1) Depuis le XIXe siècle, le savoir occidental se caractérise par une volonté d’ouverture vers ce qui formait son dehors. Revendiquant une vocation universelle, les sciences sociales modernes ont effectué un mouvement théorique double. D’une part, elles ont voulu inclure, en tant qu'objets de connaissance, des individus, des sociétés ou des cultures non-occidentales. Mais d'autre part, elles ont aussi voulu tenir compte des autres savoirs ou régimes épistémologiques (qualifiés privativement comme « non-modernes » et « non-occidentaux »), et les intégrer afin de se donner un caractère englobant et absolu. Sur le plan pratique, cette ambition universaliste est indissociable de l'expansion coloniale de l'Europe : la volonté d’ouverture du savoir sur des sociétés « autres » s’est ainsi articulée avec la volonté de gouverner ces « autres ». C’est à partir de cette articulation qu’une série de nouvelles disciplines ont vu le jour qui, à leur tour, ont exercé un impact considérable sur l'affirmation des sciences sociales modernes et leur épistémologie tout au long des XIXe et XXe siècles : l’histoire des religions, l’orientalisme, la grammaire comparée, l’ethnologie etc.

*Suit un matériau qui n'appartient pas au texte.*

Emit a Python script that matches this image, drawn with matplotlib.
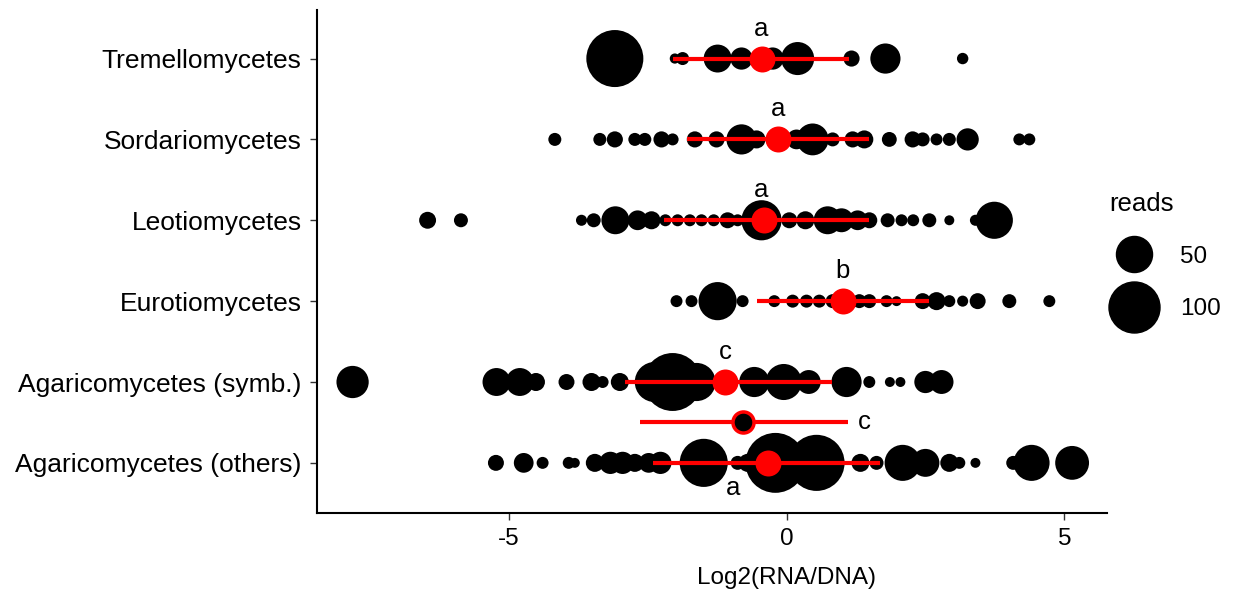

2) La rencontre des modernes avec les cultures non-occidentales a produit un effet épistémologique inverse à l’intérieur de ces cultures : chez les populations autochtones, elle a déclenché une volonté analogue d’ouvrir leur savoir à l’épistémè moderne conçue précisément en tant que leur « dehors ». Une telle volonté semble comprendre à son tour trois aspects : a) développer un savoir sur les modernes ; b) intégrer les sciences sociales des modernes dans les traditions intellectuelles des « non-modernes » ; c) ces deux démarches ont été ici aussi conditionnées par le colonialisme, mais dans une configuration politique inverse, définie par le gouvernement et la domination que les modernes imposaient aux populations colonisées (le gouvernement exercé par les « autres » sur « nous »). Les répliques des penseurs indiens, musulmans, japonais ou chinois, ou encore celles des penseurs juifs européens aux sciences sociales et à la métaphysique modernes doivent être analysées et réévaluées dans cette perspective.

3) À partir de la seconde moitié du XXe siècle s’est développée, au sein des sciences sociales modernes, une approche critique du rapport que celles-ci ont entretenu avec leur dehors. Sous ses variantes discursives post-coloniales ou post-orientalistes, cette approche s’interroge précisément sur les conditions historico-politiques auxquelles les sciences sociales modernes ont pu faire des « autres » leur objet, ou subsumer leurs régimes de savoirs sous le leur. Elle met ainsi en question le lien entre les fondements épistémologiques ou métaphysiques de ces démarches d’une part et, de l’autre, la domination coloniale et l’idéologie du progrès qui a historiquement sous-tendu une telle domination. L'enjeu est de parvenir à déconstruire l'universalité et l'objectivité revendiquées par la « raison occidentale », et de lui rendre ainsi son caractère foncièrement situé, et intéressé.

L'étude comparative de ces trois dynamiques épistémiques et politiques a pour enjeu de comprendre comment la confrontation avec le dehors a opéré une problématisation mutuelle des savoirs, et a donné lieu, des deux côtés, à une mutation épistémologique qui ne peut être comprise que de manière relationnelle.

Dans ce séminaire mensuel, nous réunirons des spécialistes de l’épistémologie des sciences sociales modernes, des aires culturelles, ainsi que des historiens pour aborder à chaque fois l’un des aspects de notre thématique générale. Chaque séance se déroulera sous forme d’une intervention commentée par un discutant, suivie par la discussion avec les étudiants et le public.